Now, I want you think of all the girls/women you know in your life, who, due to some problem, do not menstruate or have regular cycles of menstruation or started menstruating at an age later than what is expected. I also want you to think of a trans-man who menstruates. He identifies as a man but has a woman’s body. Further, think about all the older women who reach menopause.
The next step for us is to think a little further and there will be a rush of these memories when a 16 year old girl was ashamed that she hadn’t started menstruating yet. She was often forced to wonder “ Am I not a girl?”. A woman probably suffering from Polycystic ovary syndrome who was ashamed to talk about her illness because of the stigma.
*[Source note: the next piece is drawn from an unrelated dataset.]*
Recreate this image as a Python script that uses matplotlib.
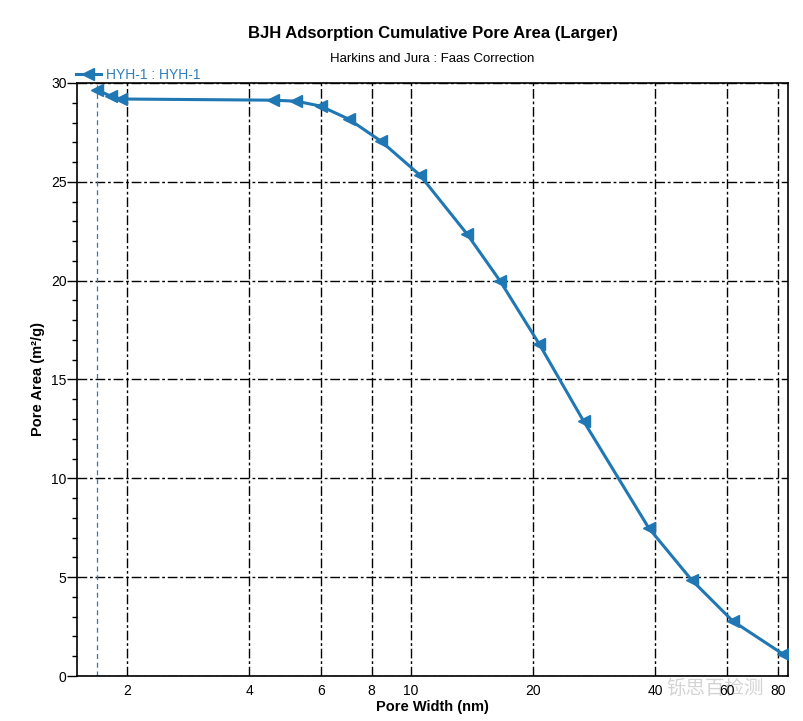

A woman who reached menopause and was anxious that now she is not woman enough. The trans-man who is not a woman, yet he menstruates. Is it ‘natural’ for him to menstruate?
They tell us we should be ashamed when we are menstruating. They tell us we should be ashamed if we aren’t. You are a ‘woman’ if you menstruate. You are impure when you do. You are anyway not the purest of them all in this society. My intent for writing this has been to start a dialogue around this aspect of shame associated with menstruation. It’s time to expand the ambit of our conversations and grow louder with each voice that chooses to dissent. Afterall, the notion of ‘purity’ is oppressive and the idea of us speaking out loud about our ‘impurity’ is dissent.